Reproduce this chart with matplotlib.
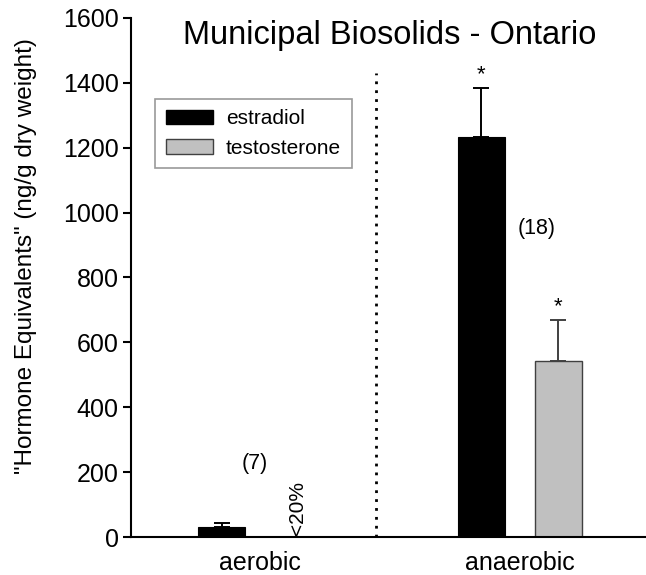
import numpy as np
import matplotlib
matplotlib.use('Agg')
import matplotlib.pyplot as plt
from matplotlib.patches import Patch

plt.rcParams['font.family'] = ['Liberation Sans', 'DejaVu Sans']

# data
groups = ['aerobic', 'anaerobic']
estradiol = [31, 1233]
estradiol_err = [12, 151]
testosterone = [np.nan, 543]
testosterone_err = [np.nan, 126]
n_labels = ['(7)', '(18)']
series_names = ['estradiol', 'testosterone']

fig = plt.figure(figsize=(6.46, 5.75), dpi=100)
ax = fig.add_axes([0.203, 0.066, 0.797, 0.903])

x = np.arange(len(groups))
off = 0.148
w = 0.18

ax.bar(x - off, estradiol, w, color='black', edgecolor='black', linewidth=0.8)
ax.bar(x + off, testosterone, w, color='#c0c0c0', edgecolor='#404040', linewidth=1.0)

ax.errorbar(x - off, estradiol, yerr=[np.zeros(2), estradiol_err], fmt='none',
            ecolor='black', elinewidth=1.4, capsize=6, capthick=1.4)
ax.errorbar(x + off, testosterone, yerr=[np.zeros(2), testosterone_err], fmt='none',
            ecolor='#404040', elinewidth=1.4, capsize=6, capthick=1.4)

# significance stars on anaerobic bars
ax.text(1 - off, estradiol[1] + estradiol_err[1] + 8, '*', ha='center', va='bottom', fontsize=16)
ax.text(1 + off, testosterone[1] + testosterone_err[1] + 8, '*', ha='center', va='bottom', fontsize=16)

# sample sizes and note
ax.text(-0.02, 228, n_labels[0], ha='center', va='center', fontsize=15.5)
ax.text(1.065, 952, n_labels[1], ha='center', va='center', fontsize=15.5)
ax.text(0.146, 89, '<20%', ha='center', va='center', rotation=90, fontsize=15)

# divider between groups (stops below the title)
ax.vlines(0.446, 0, 1430, color='black', linestyle=(0, (1, 2.2)), linewidth=2)

ax.set_xlim(-0.496, 1.485)
ax.set_ylim(0, 1600)
ax.set_yticks(np.arange(0, 1601, 200))
ax.set_xticks(x)
ax.set_xticklabels(groups, fontsize=18)
ax.tick_params(axis='y', labelsize=18, length=6, width=1.5, direction='out', pad=3)
ax.tick_params(axis='x', length=0, pad=10)
ax.spines['top'].set_visible(False)
ax.spines['right'].set_visible(False)
ax.spines['left'].set_linewidth(1.5)
ax.spines['bottom'].set_linewidth(1.5)

ax.set_ylabel('"Hormone Equivalents" (ng/g dry weight)', fontsize=17.5)
ax.yaxis.set_label_coords(-0.183, 0.541)
ax.text(0.5, 1520, 'Municipal Biosolids - Ontario', ha='center', va='baseline', fontsize=23.5)

handles = [Patch(facecolor='black', edgecolor='black'),
           Patch(facecolor='#c0c0c0', edgecolor='#404040')]
leg = ax.legend(handles, series_names, loc='upper left', bbox_to_anchor=(0.0466, 0.844),
                borderaxespad=0, fontsize=15, frameon=True, fancybox=False, edgecolor='#808080',
                handlelength=2.3, handleheight=0.72, borderpad=0.5, labelspacing=0.5,
                handletextpad=0.6)
leg.get_frame().set_linewidth(1.2)

fig.savefig('out.png', dpi=100)
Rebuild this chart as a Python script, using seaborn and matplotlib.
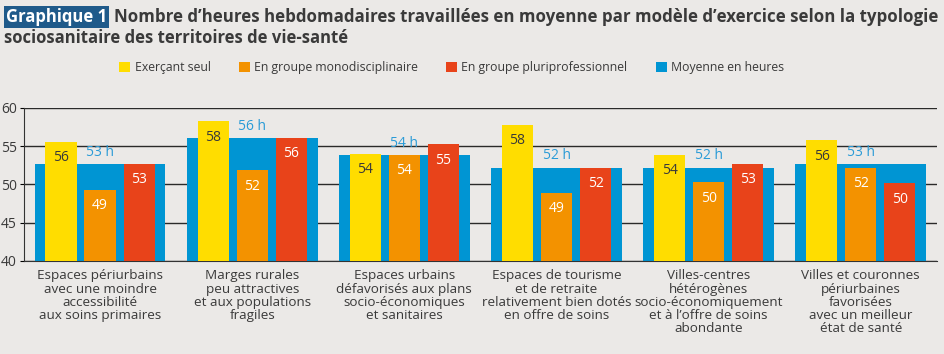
import numpy as np
import pandas as pd
import seaborn as sns
import matplotlib.pyplot as plt
from matplotlib.patches import Patch

# --- donnees ---
territoires = [
    "Espaces périurbains\navec une moindre\naccessibilité\naux soins primaires",
    "Marges rurales\npeu attractives\net aux populations\nfragiles",
    "Espaces urbains\ndéfavorisés aux plans\nsocio-économiques\net sanitaires",
    "Espaces de tourisme\net de retraite\nrelativement bien dotés\nen offre de soins",
    "Villes-centres\nhétérogènes\nsocio-économiquement\net à l’offre de soins\nabondante",
    "Villes et couronnes\npériurbaines\nfavorisées\navec un meilleur\nétat de santé",
]
modeles = ["Exerçant seul", "En groupe monodisciplinaire", "En groupe pluriprofessionnel"]
seul = [55.6, 58.3, 54.0, 57.8, 53.9, 55.8]
mono = [49.3, 51.9, 53.9, 48.9, 50.3, 52.2]
pluri = [52.7, 56.1, 55.3, 52.2, 52.7, 50.2]
moyenne = [52.7, 56.1, 53.8, 52.2, 52.2, 52.7]
moyenne_lbl = ["53 h", "56 h", "54 h", "52 h", "52 h", "53 h"]

couleurs = ["#FFDD00", "#F39200", "#E8431A"]
bleu = "#0095D3"
fond = "#EBE9E7"
gris_txt = "#3A3A3A"

df = pd.DataFrame({
    "territoire": territoires * 3,
    "modele": np.repeat(modeles, len(territoires)),
    "heures": seul + mono + pluri,
})
df_moy = pd.DataFrame({"territoire": territoires, "heures": moyenne})

plt.rcParams['font.family'] = ['Open Sans', 'DejaVu Sans']
fig = plt.figure(figsize=(9.45, 3.54), dpi=100, facecolor=fond)
ax = fig.add_axes([0.0254, 0.263, 0.966, 0.432])
ax.set_facecolor(fond)

# barre de fond = moyenne
sns.barplot(data=df_moy, x="territoire", y="heures", color=bleu, width=0.86,
            saturation=1, ax=ax, zorder=2)
sns.barplot(data=df, x="territoire", y="heures", hue="modele", palette=couleurs,
            width=0.77, gap=0.2, saturation=1, ax=ax, zorder=3, legend=False)

ax.set_ylim(40, 60)
ax.set_xlim(-0.5, 5.5)
ax.set_yticks([40, 45, 50, 55, 60])
ax.yaxis.grid(True, color="#2a2a2a", linewidth=1.0, zorder=0)
ax.set_axisbelow(True)
for s in ["top", "right"]:
    ax.spines[s].set_visible(False)
ax.spines["left"].set_color("#333333")
ax.spines["bottom"].set_color("#333333")
ax.tick_params(axis="y", length=3, labelsize=10, labelcolor=gris_txt, pad=2)
ax.tick_params(axis="x", length=0, labelsize=9.7, labelcolor=gris_txt, pad=6)
ax.set_xlabel("")
ax.set_ylabel("")
for t in ax.get_xticklabels():
    t.set_linespacing(1.03)

# etiquettes
conts = ax.containers
ax.bar_label(conts[0], labels=moyenne_lbl, padding=3, color="#2A9BD7", fontsize=10)
vals = [seul, mono, pluri]
for k, c in enumerate(conts[1:4]):
    coul = gris_txt if k == 0 else "white"
    ax.bar_label(c, labels=[f"{round(v)}" for v in vals[k]], padding=-17,
                 color=coul, fontsize=10)

# legende
handles = [Patch(facecolor=c, label=m) for c, m in zip(couleurs, modeles)]
handles.append(Patch(facecolor=bleu, label="Moyenne en heures"))
fig.legend(handles=handles, loc="center", bbox_to_anchor=(0.478, 0.808), ncol=4,
           frameon=False, fontsize=8.8, handlelength=0.9, handleheight=0.9,
           handletextpad=0.35, columnspacing=2.3, labelcolor=gris_txt)

# titre
fig.text(0.006, 0.953, "Graphique 1", fontsize=12, fontweight="bold", color="white",
         va="center", ha="left",
         bbox=dict(boxstyle="square,pad=0.12", facecolor="#1F5A8A", edgecolor="none"))
fig.text(0.121, 0.953, "Nombre d’heures hebdomadaires travaillées en moyenne par modèle d’exercice selon la typologie",
         fontsize=12.2, fontweight="bold", color=gris_txt, va="center", ha="left")
fig.text(0.004, 0.893, "sociosanitaire des territoires de vie-santé",
         fontsize=12, fontweight="bold", color=gris_txt, va="center", ha="left")

fig.savefig("out.png", dpi=100, facecolor=fond)
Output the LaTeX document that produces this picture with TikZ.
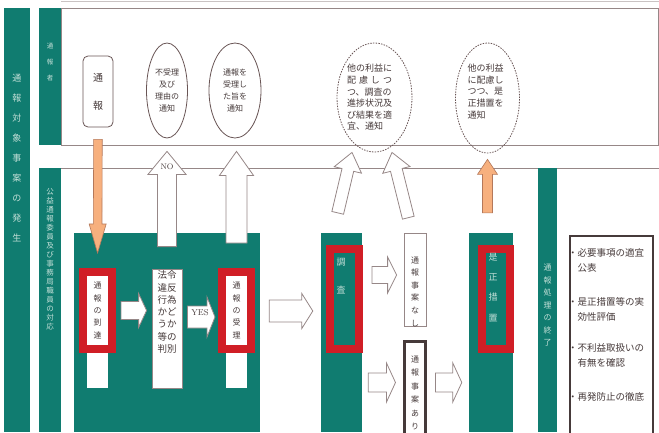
\documentclass[tikz,border=0pt]{standalone}
\usepackage{fontspec}
\newfontfamily\jp{Noto Sans CJK JP}
\usetikzlibrary{shapes.geometric,calc,positioning}

\definecolor{flowteal}{RGB}{16,124,112}
\definecolor{flowred}{RGB}{208,30,38}
\definecolor{floworange}{RGB}{247,176,126}
\definecolor{orangeline}{RGB}{180,120,90}
\definecolor{framegray}{RGB}{150,135,135}
\definecolor{noteline}{RGB}{105,85,85}
\definecolor{ink}{RGB}{70,58,58}
\definecolor{pale}{RGB}{196,224,216}

% block arrow: style, from, to, shaft half width, head half width, head length, gap at start, gap at end
\newcommand{\blockarrow}[8][]{%
  \draw[#1] let \p1=#2, \p2=#3,
      \n1={atan2(\y2-\y1,\x2-\x1)}, \n9={veclen(\x2-\x1,\y2-\y1)},
      \n3={cos(\n1)}, \n4={sin(\n1)},
      \n5={#7}, \n6={\n9-#8}, \n2={\n6-#6} in
    ({\x1+\n5*\n3+#4*\n4},{\y1+\n5*\n4-#4*\n3})
    -- ({\x1+\n2*\n3+#4*\n4},{\y1+\n2*\n4-#4*\n3})
    -- ({\x1+\n2*\n3+#5*\n4},{\y1+\n2*\n4-#5*\n3})
    -- ({\x1+\n6*\n3},{\y1+\n6*\n4})
    -- ({\x1+\n2*\n3-#5*\n4},{\y1+\n2*\n4+#5*\n3})
    -- ({\x1+\n2*\n3-#4*\n4},{\y1+\n2*\n4+#4*\n3})
    -- ({\x1+\n5*\n3-#4*\n4},{\y1+\n5*\n4+#4*\n3}) -- cycle;}

\begin{document}
\begin{tikzpicture}[x=1pt, y=-1pt,
  frameline/.style={draw=framegray, line width=0.8pt},
  tealbox/.style={fill=flowteal, inner sep=0pt},
  whitecol/.style={fill=white, inner sep=0pt},
  redbox/.style={draw=flowred, line width=8pt, inner sep=0pt},
  txtbox/.style={draw=framegray, fill=white, line width=0.8pt, inner sep=0pt},
  note/.style={ellipse, draw=noteline, line width=0.8pt, fill=white, inner sep=0pt,
    align=center, text=ink, font=\jp\fontsize{8}{12}\selectfont},
  dashnote/.style={ellipse, draw=noteline, line width=0.8pt, dash pattern=on 1.5pt off 1.2pt, inner sep=0pt},
  hollow/.style={fill=white, draw=framegray, line width=0.8pt},
  orangearrow/.style={fill=floworange, draw=orangeline, line width=0.6pt},
  vtext/.style={align=center, inner sep=0pt, text=ink},
  bartext/.style={align=center, inner sep=0pt, text=pale},
  listitem/.style={anchor=west, align=left, inner sep=0pt, text=ink, font=\jp\fontsize{9.5}{15}\selectfont}
]
  \useasboundingbox (0,0) rectangle (659,432);

  % Frame lines
  \draw[frameline, opacity=.5] (61,1) -- (659,1);
  \draw[frameline] (61,8) rectangle (658,145);
  \draw[frameline] (61,168) -- (659,168);

  % Side bars
  \node[tealbox, minimum width=26pt, minimum height=424pt] (occurbar) at (17,220) {};
  \node[tealbox, minimum width=22pt, minimum height=137pt] (reporterbar) at (50,76.5) {};
  \node[tealbox, minimum width=22pt, minimum height=264pt] (staffbar) at (50,300) {};
  \node[tealbox, minimum width=19pt, minimum height=264pt] (endbar) at (547.5,300) {};

  % Stage columns
  \node[tealbox, minimum width=186pt, minimum height=199pt] (stageone) at (167,332.5) {};
  \node[tealbox, minimum width=41pt, minimum height=199pt] (surveycol) at (341.5,332.5) {};
  \node[tealbox, minimum width=44pt, minimum height=199pt] (correctcol) at (491,332.5) {};
  \node[whitecol, minimum width=21pt, minimum height=112pt] (arrivecol) at (97.5,332) {};
  \node[whitecol, minimum width=21pt, minimum height=112pt] (acceptcol) at (236.5,332) {};
  \node[txtbox, minimum width=30pt, minimum height=119pt] (judge) at (167,328.5) {};

  % Red frames
  \node[redbox, fill=white, vtext, font=\jp\fontsize{8}{12.3}\selectfont,
    minimum width=29pt, minimum height=77pt] (arrive) at (97.5,310.5) {通\\報\\の\\到\\達};
  \node[redbox, fill=white, vtext, font=\jp\fontsize{8}{12.3}\selectfont,
    minimum width=29pt, minimum height=77pt] (accept) at (236.5,310.5) {通\\報\\の\\受\\理};
  \node[redbox, fill=flowteal, minimum width=29pt, minimum height=100pt] (survey) at (344.5,299) {};
  \node[redbox, fill=flowteal, minimum width=28pt, minimum height=100pt] (correct) at (496,299) {};

  % Result boxes
  \node[txtbox, minimum width=22pt, minimum height=93pt] (nothing) at (415,279.5) {};
  \node[txtbox, draw=ink, line width=3pt, vtext, font=\jp\fontsize{8}{13.4}\selectfont,
    minimum width=21pt, minimum height=104pt] (found) at (415,393) {通\\報\\事\\案\\あ\\り};
  \node[txtbox, draw=ink, line width=2pt, minimum width=83pt, minimum height=212pt,
    anchor=north west] (measures) at (569,235) {};

  % Reporter side
  \node[txtbox, draw=noteline, rounded corners=5pt, vtext, font=\jp\fontsize{10}{28}\selectfont,
    minimum width=30pt, minimum height=71pt] (report) at (98,91.5) {通\\報};
  \node[note, minimum width=41pt, minimum height=95pt] (rejectnote) at (167,90.5) {不受理\\及び\\理由の\\通知};
  \node[note, minimum width=52pt, minimum height=95pt] (acceptnote) at (235,90.5) {通報を\\受理し\\た旨を\\通知};
  \node[dashnote, minimum width=75pt, minimum height=109pt] (progressnote) at (374.5,97.5) {};
  \node[dashnote, minimum width=64pt, minimum height=110pt] (correctnote) at (487.5,98) {};

  % Arrows
  \blockarrow[orangearrow]{(report.south)}{(arrive.north)}{4.3}{8.5}{29}{12}{15}
  \blockarrow[hollow]{(arrive.east)}{(judge.west |- arrive.east)}{9}{17}{8}{5}{5}
  \blockarrow[hollow]{([yshift=11.5pt]judge.east)}{([yshift=-6.5pt]accept.west)}{11}{20}{8}{5}{3}
  \blockarrow[hollow]{(judge.north)}{(rejectnote.south)}{9.5}{19}{23}{22}{13}
  \blockarrow[hollow]{(accept.north)}{([xshift=1.5pt]acceptnote.south)}{10.5}{17}{24}{25}{13}
  \blockarrow[hollow]{([yshift=21.5pt]stageone.east)}{([yshift=21.5pt]surveycol.west)}{11}{17.5}{11}{9}{8}
  \blockarrow[hollow]{([yshift=24pt]survey.east)}{([yshift=4.5pt]nothing.west)}{8.5}{18}{9}{9}{7}
  \blockarrow[hollow]{([yshift=-50pt]surveycol.east)}{([yshift=10.5pt]found.west)}{9.5}{19.5}{9}{6}{7.5}
  \blockarrow[hollow]{([yshift=10.5pt]found.east)}{([yshift=-50pt]correctcol.west)}{9.5}{19.5}{9}{8.5}{7}
  \blockarrow[hollow]{([xshift=-8.5pt]surveycol.north)}{([xshift=-22.5pt]progressnote.south)}{6}{14}{18}{20.5}{0}
  \blockarrow[hollow]{([xshift=-3pt]nothing.north)}{([xshift=17.5pt]progressnote.south)}{6}{14}{18}{15.4}{0}
  \blockarrow[orangearrow]{([xshift=-3.5pt]correctcol.north)}{(correctnote.south)}{5}{10}{15}{20}{6}

  % Labels
  \node[vtext, font=\fontsize{8}{8}\selectfont] (nolabel) at (167,167) {NO};
  \node[vtext, font=\fontsize{8.5}{9}\selectfont] (yeslabel) at (200,313) {YES};
  \node[bartext, font=\jp\fontsize{9}{20}\selectfont] (occurtext) at (17,158) {通\\報\\対\\象\\事\\案\\の\\発\\生};
  \node[bartext, font=\jp\fontsize{6.5}{16}\selectfont] (reportertext) at (50,62) {通\\報\\者};
  \node[bartext, font=\jp\fontsize{7.5}{9}\selectfont] (stafftext) at (50,259.5)
    {公\\益\\通\\報\\委\\員\\及\\び\\事\\務\\局\\職\\員\\の\\対\\応};
  \node[bartext, font=\jp\fontsize{8}{12.5}\selectfont] (endtext) at (547.5,305.5) {通\\報\\処\\理\\の\\終\\了};
  \node[vtext, font=\jp\fontsize{9.5}{12.3}\selectfont] (judgetext) at (167,312) {法令\\違反\\行為\\かど\\うか\\等の\\判別};
  \node[bartext, font=\jp\fontsize{9}{28}\selectfont] (surveytext) at (341,276) {調\\査};
  \node[bartext, font=\jp\fontsize{9}{20.3}\selectfont] (correcttext) at (493,287.5) {是\\正\\措\\置};
  \node[vtext, font=\jp\fontsize{8}{12.6}\selectfont] (nothingtext) at (415,291.5) {通\\報\\事\\案\\な\\し};
  \node[vtext, align=left, text width=46pt, font=\jp\fontsize{9}{11.6}\selectfont] (progresstext) at (370,97.5)
    {他の利益に\\\makebox[45pt]{配\hfill 慮\hfill し\hfill つ}\\つ、調査の\\進捗状況及\\び結果を適\\宜、通知};
  \node[vtext, align=left, text width=37pt, font=\jp\fontsize{9}{11.8}\selectfont] (noticetext) at (486,91.5)
    {他の利益\\に配慮し\\つつ、是\\正措置を\\通知};

  % Follow-up list
  \node[listitem] (pubitem) at (568,260.5) {・必要事項の適宜\\\phantom{・}公表};
  \node[listitem] (evalitem) at (568,309.5) {・是正措置等の実\\\phantom{・}効性評価};
  \node[listitem] (checkitem) at (568,355.5) {・不利益取扱いの\\\phantom{・}有無を確認};
  \node[listitem] (previtem) at (568,397) {・再発防止の徹底};
\end{tikzpicture}
\end{document}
┄┄┄┄┄┄┄┄┄┄┄┄┄┄┄┄┄┄┄┄
» Exercise aim
Which lines contain the word "chart"? Return each of them.

» Output of the task
Reproduce this chart with matplotlib.
Rebuild this chart as a Python script, using seaborn and matplotlib.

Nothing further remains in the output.